[L., app. rendering Gr. τρίτον τι, some third thing.] Something (indefinite or left undefined) related in some way to two (definite or known) things, but distinct from both.
(Gr. τρίτον τι occurs in Plato, Sophist, 250. The Latin form is in Irenæus, Adv. Her., 2. 1. 3 (c. 196), where it doubtless represents τρίτον τι of the lost Greek original; also, in Tertullian, Adv. Praxean, 27 (a. 220), and tertium nescio quid in Hilary, Synod., 73 (c. 358). The passage in Tertullian mentions electrum as an example of a body produced by the mixture of gold and silver; and app. tertium quid was used by the alchemists of a third substance different from its two constituents: see quot. from Bailey, and cf. next. Examples of the phrase in English context are late.)
[1613. Theatrum Chemicum, Index, Tertium quid. 1101, 1085.
1724. Bailey, Tertium Quid, (among Chymnists) the Result of the Mixture of some two Things, which forms something very different from both. L[atin].
[180910. Coleridge, Friend (1818), I. 157. The baleful product or tertium Aliquid, of this union retarded the civilization of Europe for Centuries.]
1826. Edin.
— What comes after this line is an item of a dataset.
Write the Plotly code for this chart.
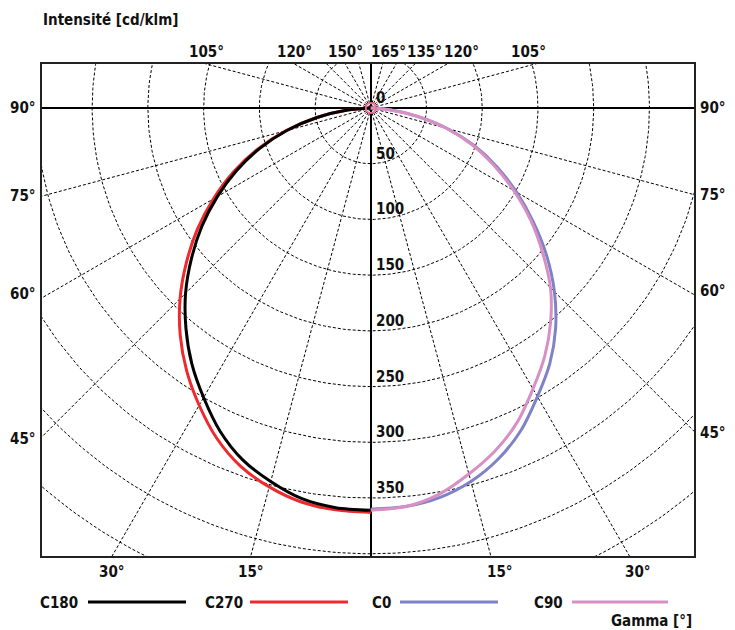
import numpy as np
import plotly.graph_objects as go

# ---------------- data ----------------
gamma = [0, 5, 10, 15, 20, 25, 30, 35, 40, 45, 50, 55, 60, 65, 70, 75, 80, 85, 90]
c180 = [361, 360, 356, 347, 336, 320, 300, 280, 258, 235, 210, 185, 159, 133, 106, 78, 49, 21, 0]
c270 = [363, 362, 359, 352, 342, 327, 308, 288, 266, 242, 216, 190, 163, 136, 108, 79, 49, 21, 0]
c0 = [360, 359, 355, 347, 335, 319, 299, 280, 258, 233, 206, 178, 151, 125, 99, 71, 42, 16, 0]
c90 = [361, 359, 352, 340, 327, 311, 291, 272, 251, 228, 201, 175, 148, 122, 97, 70, 41, 15, 0]

ring_values = [50, 100, 150, 200, 250, 300, 350, 400, 450]
ring_labels = ["0", "50", "100", "150", "200", "250", "300", "350"]
spoke_angles = [15, 30, 45, 60, 75, 105, 120, 135, 150, 165]
side_labels = [90, 75, 60, 45]
bottom_labels = [30, 15]
top_left_labels = [105, 120, 150]
top_right_labels = [165, 135, 120, 105]
series_names = ["C180", "C270", "C0", "C90"]

# ---------------- styling ----------------
X_MIN, X_MAX = -295, 290
Y_MIN, Y_MAX = -402, 39.5
FONT = "DejaVu Sans Condensed"
COLORS = {"C180": "#000000", "C270": "#ee2a2e", "C0": "#7f82c4", "C90": "#d890c4"}
PAGE_OFF = 8          # browser body margin
ML, MT, PW, PH = 34, 56, 652, 492
FIG_W, FIG_H = 727, 622

fig = go.Figure()

# rings (dashed)
th = np.radians(np.arange(0, 361, 1))
rx, ry = [], []
for r in ring_values:
    rx += list(r * np.sin(th)) + [None]
    ry += list(r * np.cos(th)) + [None]
fig.add_trace(go.Scatter(x=rx, y=ry, mode="lines",
                         line=dict(color="#000", width=1, dash="3px,2px"),
                         hoverinfo="skip"))

# spokes (dashed)
L = 700
sx, sy = [], []
for a in spoke_angles:
    g = np.radians(a)
    for s in (-1, 1):
        sx += [0, s * L * np.sin(g), None]
        sy += [0, -L * np.cos(g), None]
fig.add_trace(go.Scatter(x=sx, y=sy, mode="lines",
                         line=dict(color="#000", width=1, dash="3px,2px"),
                         hoverinfo="skip"))

# curves
g = np.radians(np.array(gamma, dtype=float))
curves = {"C180": (c180, -1), "C270": (c270, -1), "C0": (c0, 1), "C90": (c90, 1)}
for name in ["C270", "C180", "C0", "C90"]:
    vals, side = curves[name]
    v = np.array(vals, dtype=float)
    fig.add_trace(go.Scatter(x=side * v * np.sin(g), y=-v * np.cos(g), mode="lines",
                             line=dict(color=COLORS[name], width=3, shape="spline",
                                       smoothing=0.8),
                             name=name, hoverinfo="skip"))

# centre marker
fig.add_trace(go.Scatter(x=[0], y=[0], mode="markers",
                         marker=dict(symbol="circle-open", size=10,
                                     line=dict(color="#000", width=1.8)),
                         hoverinfo="skip"))

lab_font = dict(family=FONT, size=15, color="#111", weight="bold")
ann = []

# ring labels
for i, t in enumerate(ring_labels):
    ann.append(dict(x=0, y=-50 * i, xref="x", yref="y", text=t, showarrow=False,
                    xanchor="left", yanchor="middle", xshift=3, yshift=10, font=lab_font))

# side labels
side_yshift = {90: 0, 75: 0, 60: 4, 45: -2}
for a in side_labels:
    ga = np.radians(a)
    yl = X_MIN * np.cos(ga) / np.sin(ga) if a != 90 else 0
    yr = -X_MAX * np.cos(ga) / np.sin(ga) if a != 90 else 0
    ann.append(dict(x=0, y=yl, xref="paper", yref="y", text=f"{a}°",
                    showarrow=False, xanchor="center", xshift=-19, yanchor="middle",
                    yshift=side_yshift[a], font=lab_font))
    ann.append(dict(x=1, y=yr, xref="paper", yref="y", text=f"{a}°",
                    showarrow=False, xanchor="center", xshift=19, yanchor="middle",
                    yshift=side_yshift[a], font=lab_font))

# bottom labels
for a in bottom_labels:
    dx = -Y_MIN * np.tan(np.radians(a))
    ann.append(dict(x=-dx, y=0, xref="x", yref="paper", text=f"{a}°", showarrow=False,
                    xanchor="center", yanchor="top", yshift=-5, font=lab_font))
    ann.append(dict(x=dx, y=0, xref="x", yref="paper", text=f"{a}°", showarrow=False,
                    xanchor="center", yanchor="top", yshift=-5, xshift=9, font=lab_font))

# top labels
for a in top_left_labels:
    dx = Y_MAX / np.tan(np.radians(a - 90))
    ann.append(dict(x=-dx, y=1, xref="x", yref="paper", text=f"{a}°",
                    showarrow=False, xanchor="center", yanchor="bottom", yshift=1,
                    font=lab_font))
right_shift = {165: 6, 135: 10, 120: 14, 105: -7}
for a in top_right_labels:
    dx = Y_MAX / np.tan(np.radians(a - 90))
    ann.append(dict(x=dx, y=1, xref="x", yref="paper", text=f"{a}°", showarrow=False,
                    xanchor="center", yanchor="bottom", yshift=1, xshift=right_shift[a],
                    font=lab_font))

# title & gamma
ann.append(dict(x=0, y=1, xref="paper", yref="paper", text="Intensité [cd/klm]",
                showarrow=False, xanchor="left", yanchor="middle", yshift=44, xshift=-1,
                font=lab_font))
ann.append(dict(x=1, y=0, xref="paper", yref="paper", text="Gamma [°]",
                showarrow=False, xanchor="right", yanchor="middle", yshift=-65, font=lab_font))


# legend (text then line)
def px2paper(px):
    return (px - PAGE_OFF - ML) / float(PW)


leg_text_x = [38, 203, 370, 532]
leg_line_x = [(88, 186), (250, 348), (400, 498), (572, 668)]
shapes = []
for name, tx, (x0, x1) in zip(series_names, leg_text_x, leg_line_x):
    ann.append(dict(x=px2paper(tx), y=0, xref="paper", yref="paper", text=name,
                    showarrow=False, xanchor="left", yanchor="middle", yshift=-47,
                    font=lab_font))
    yp = -46 / float(PH)
    shapes.append(dict(type="line", xref="paper", yref="paper", x0=px2paper(x0),
                       x1=px2paper(x1), y0=yp, y1=yp,
                       line=dict(color=COLORS[name], width=3)))

fig.update_layout(
    width=FIG_W, height=FIG_H,
    margin=dict(l=ML, r=FIG_W - ML - PW, t=MT, b=FIG_H - MT - PH),
    paper_bgcolor="white", plot_bgcolor="white",
    showlegend=False,
    annotations=ann, shapes=shapes,
    xaxis=dict(range=[X_MIN, X_MAX], showgrid=False, showticklabels=False, ticks="",
               zeroline=True, zerolinecolor="#000", zerolinewidth=1.5,
               showline=True, mirror=True, linecolor="#222", linewidth=2, fixedrange=True),
    yaxis=dict(range=[Y_MIN, Y_MAX], showgrid=False, showticklabels=False, ticks="",
               zeroline=True, zerolinecolor="#000", zerolinewidth=1.5,
               showline=True, mirror=True, linecolor="#222", linewidth=2, fixedrange=True),
)

fig.write_html("out.html")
Rev., Sept., 255. Balancing the opinions of Gall against those of Spurzheim, or compounding out of them a tertium quid.
1881. R. Adamson, Fichte, v. 110 While we appear to assert that the two orders of facts make up all that is, we have in reality placed alongside of them the thinking subject or mind, a tertium quid which certainly stands in need of some explanation.
1902. Menzies, Demonic Possess. N. T., vi. 187. The achievement was either devilish or divine. There was no tertium quid.